REQUIREMENTS - Leaving out every picture, copy the lines of the data exactly, from the first through the line containing "const legendLabels = ['Predicted".

DATASET EXCERPT -
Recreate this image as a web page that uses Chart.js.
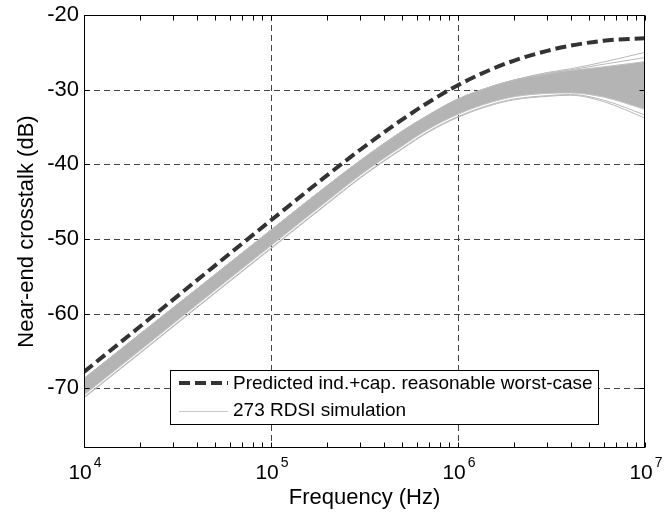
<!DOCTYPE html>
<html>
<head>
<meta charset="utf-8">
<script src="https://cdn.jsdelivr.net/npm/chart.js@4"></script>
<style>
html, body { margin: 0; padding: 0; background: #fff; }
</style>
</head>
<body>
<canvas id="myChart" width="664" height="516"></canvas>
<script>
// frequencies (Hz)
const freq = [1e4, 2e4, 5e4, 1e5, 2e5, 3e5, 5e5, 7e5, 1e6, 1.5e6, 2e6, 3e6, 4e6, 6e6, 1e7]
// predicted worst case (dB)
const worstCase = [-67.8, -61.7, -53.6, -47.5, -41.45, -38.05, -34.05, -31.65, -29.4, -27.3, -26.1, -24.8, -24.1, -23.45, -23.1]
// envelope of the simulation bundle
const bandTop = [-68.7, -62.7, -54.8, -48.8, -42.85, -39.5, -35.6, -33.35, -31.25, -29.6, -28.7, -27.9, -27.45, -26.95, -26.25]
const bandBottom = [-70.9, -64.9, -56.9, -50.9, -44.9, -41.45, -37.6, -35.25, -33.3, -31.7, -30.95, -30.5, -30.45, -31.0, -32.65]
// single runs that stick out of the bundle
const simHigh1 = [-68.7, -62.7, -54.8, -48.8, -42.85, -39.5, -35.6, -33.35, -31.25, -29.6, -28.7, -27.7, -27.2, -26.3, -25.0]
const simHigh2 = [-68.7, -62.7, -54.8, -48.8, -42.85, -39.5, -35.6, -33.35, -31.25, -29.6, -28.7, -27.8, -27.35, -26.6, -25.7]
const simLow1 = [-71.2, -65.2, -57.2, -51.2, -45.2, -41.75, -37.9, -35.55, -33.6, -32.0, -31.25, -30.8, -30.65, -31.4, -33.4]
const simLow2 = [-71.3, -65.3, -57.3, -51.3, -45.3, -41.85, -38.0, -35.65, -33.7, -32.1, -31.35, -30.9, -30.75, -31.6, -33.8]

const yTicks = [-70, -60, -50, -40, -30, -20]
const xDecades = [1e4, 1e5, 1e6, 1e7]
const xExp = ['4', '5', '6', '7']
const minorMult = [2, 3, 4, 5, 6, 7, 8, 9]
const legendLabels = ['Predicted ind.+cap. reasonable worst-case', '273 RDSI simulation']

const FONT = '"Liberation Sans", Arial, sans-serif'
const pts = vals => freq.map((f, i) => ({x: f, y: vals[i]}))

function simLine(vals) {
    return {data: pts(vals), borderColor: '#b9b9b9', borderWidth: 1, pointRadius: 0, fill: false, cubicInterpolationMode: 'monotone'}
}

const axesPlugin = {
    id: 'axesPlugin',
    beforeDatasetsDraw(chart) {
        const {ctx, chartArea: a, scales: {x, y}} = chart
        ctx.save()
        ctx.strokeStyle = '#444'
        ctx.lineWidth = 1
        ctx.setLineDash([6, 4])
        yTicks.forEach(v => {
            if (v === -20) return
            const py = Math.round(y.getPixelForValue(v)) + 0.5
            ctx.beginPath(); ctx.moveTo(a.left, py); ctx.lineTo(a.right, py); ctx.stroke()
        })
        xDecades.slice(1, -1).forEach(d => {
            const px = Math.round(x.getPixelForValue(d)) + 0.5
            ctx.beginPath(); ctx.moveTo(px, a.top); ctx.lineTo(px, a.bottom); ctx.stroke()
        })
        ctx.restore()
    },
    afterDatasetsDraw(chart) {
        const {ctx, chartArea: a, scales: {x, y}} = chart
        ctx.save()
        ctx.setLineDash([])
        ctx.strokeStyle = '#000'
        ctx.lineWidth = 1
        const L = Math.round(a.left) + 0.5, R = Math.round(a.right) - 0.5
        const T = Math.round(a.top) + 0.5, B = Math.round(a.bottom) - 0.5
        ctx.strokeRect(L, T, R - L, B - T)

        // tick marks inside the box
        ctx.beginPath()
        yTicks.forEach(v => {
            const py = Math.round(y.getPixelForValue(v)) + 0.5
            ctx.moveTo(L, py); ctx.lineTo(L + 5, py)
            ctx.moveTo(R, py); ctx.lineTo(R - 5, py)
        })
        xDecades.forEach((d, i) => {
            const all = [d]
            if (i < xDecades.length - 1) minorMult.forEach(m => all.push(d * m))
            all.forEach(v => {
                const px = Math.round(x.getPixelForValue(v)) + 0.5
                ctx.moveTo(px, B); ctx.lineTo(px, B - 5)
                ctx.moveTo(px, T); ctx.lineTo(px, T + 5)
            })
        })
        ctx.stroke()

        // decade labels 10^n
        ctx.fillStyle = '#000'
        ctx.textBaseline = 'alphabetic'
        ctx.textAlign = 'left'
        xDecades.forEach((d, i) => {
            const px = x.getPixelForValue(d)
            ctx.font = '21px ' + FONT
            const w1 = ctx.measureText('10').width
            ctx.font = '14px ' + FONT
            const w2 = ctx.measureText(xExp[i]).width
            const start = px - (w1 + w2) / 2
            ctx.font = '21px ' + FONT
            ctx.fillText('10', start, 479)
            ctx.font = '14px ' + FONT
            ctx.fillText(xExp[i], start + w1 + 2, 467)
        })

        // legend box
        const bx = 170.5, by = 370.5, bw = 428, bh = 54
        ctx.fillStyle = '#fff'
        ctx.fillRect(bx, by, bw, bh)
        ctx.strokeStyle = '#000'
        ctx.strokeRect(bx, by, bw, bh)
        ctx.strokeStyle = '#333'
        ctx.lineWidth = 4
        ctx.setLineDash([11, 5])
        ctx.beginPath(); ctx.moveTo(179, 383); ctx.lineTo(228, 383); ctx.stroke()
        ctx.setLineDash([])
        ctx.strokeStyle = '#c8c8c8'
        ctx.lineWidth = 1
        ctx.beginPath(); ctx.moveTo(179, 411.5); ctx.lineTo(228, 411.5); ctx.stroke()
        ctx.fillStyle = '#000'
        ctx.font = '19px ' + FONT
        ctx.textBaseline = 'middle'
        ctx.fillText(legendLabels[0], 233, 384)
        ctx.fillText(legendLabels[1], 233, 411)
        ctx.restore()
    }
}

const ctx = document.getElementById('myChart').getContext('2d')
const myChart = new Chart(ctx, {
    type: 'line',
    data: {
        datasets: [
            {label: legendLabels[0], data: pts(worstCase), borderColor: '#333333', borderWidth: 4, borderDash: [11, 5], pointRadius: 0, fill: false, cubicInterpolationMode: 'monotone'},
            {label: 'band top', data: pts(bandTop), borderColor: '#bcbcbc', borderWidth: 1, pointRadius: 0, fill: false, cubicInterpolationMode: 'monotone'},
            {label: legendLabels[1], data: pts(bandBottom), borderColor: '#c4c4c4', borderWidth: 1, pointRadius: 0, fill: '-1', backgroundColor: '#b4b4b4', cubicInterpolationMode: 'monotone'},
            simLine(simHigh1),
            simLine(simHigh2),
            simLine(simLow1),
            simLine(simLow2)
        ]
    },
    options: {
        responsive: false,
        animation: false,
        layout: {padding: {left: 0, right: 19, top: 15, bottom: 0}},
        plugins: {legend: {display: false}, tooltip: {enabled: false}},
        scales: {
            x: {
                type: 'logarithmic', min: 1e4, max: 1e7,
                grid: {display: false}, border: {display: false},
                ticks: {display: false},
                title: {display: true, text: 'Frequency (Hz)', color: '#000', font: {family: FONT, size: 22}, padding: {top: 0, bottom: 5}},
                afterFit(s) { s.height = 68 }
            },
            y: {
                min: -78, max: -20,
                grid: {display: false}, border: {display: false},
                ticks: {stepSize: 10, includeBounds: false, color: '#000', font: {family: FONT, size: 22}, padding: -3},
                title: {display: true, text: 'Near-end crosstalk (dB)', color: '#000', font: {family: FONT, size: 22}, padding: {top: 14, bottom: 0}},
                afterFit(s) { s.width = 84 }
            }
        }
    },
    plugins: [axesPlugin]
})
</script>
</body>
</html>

COMPLETE OUTPUT -
Recreate this image as a web page that uses Chart.js.
<!DOCTYPE html>
<html>
<head>
<meta charset="utf-8">
<script src="https://cdn.jsdelivr.net/npm/chart.js@4"></script>
<style>
html, body { margin: 0; padding: 0; background: #fff; }
</style>
</head>
<body>
<canvas id="myChart" width="664" height="516"></canvas>
<script>
// frequencies (Hz)
const freq = [1e4, 2e4, 5e4, 1e5, 2e5, 3e5, 5e5, 7e5, 1e6, 1.5e6, 2e6, 3e6, 4e6, 6e6, 1e7]
// predicted worst case (dB)
const worstCase = [-67.8, -61.7, -53.6, -47.5, -41.45, -38.05, -34.05, -31.65, -29.4, -27.3, -26.1, -24.8, -24.1, -23.45, -23.1]
// envelope of the simulation bundle
const bandTop = [-68.7, -62.7, -54.8, -48.8, -42.85, -39.5, -35.6, -33.35, -31.25, -29.6, -28.7, -27.9, -27.45, -26.95, -26.25]
const bandBottom = [-70.9, -64.9, -56.9, -50.9, -44.9, -41.45, -37.6, -35.25, -33.3, -31.7, -30.95, -30.5, -30.45, -31.0, -32.65]
// single runs that stick out of the bundle
const simHigh1 = [-68.7, -62.7, -54.8, -48.8, -42.85, -39.5, -35.6, -33.35, -31.25, -29.6, -28.7, -27.7, -27.2, -26.3, -25.0]
const simHigh2 = [-68.7, -62.7, -54.8, -48.8, -42.85, -39.5, -35.6, -33.35, -31.25, -29.6, -28.7, -27.8, -27.35, -26.6, -25.7]
const simLow1 = [-71.2, -65.2, -57.2, -51.2, -45.2, -41.75, -37.9, -35.55, -33.6, -32.0, -31.25, -30.8, -30.65, -31.4, -33.4]
const simLow2 = [-71.3, -65.3, -57.3, -51.3, -45.3, -41.85, -38.0, -35.65, -33.7, -32.1, -31.35, -30.9, -30.75, -31.6, -33.8]

const yTicks = [-70, -60, -50, -40, -30, -20]
const xDecades = [1e4, 1e5, 1e6, 1e7]
const xExp = ['4', '5', '6', '7']
const minorMult = [2, 3, 4, 5, 6, 7, 8, 9]
const legendLabels = ['Predicted ind.+cap. reasonable worst-case', '273 RDSI simulation']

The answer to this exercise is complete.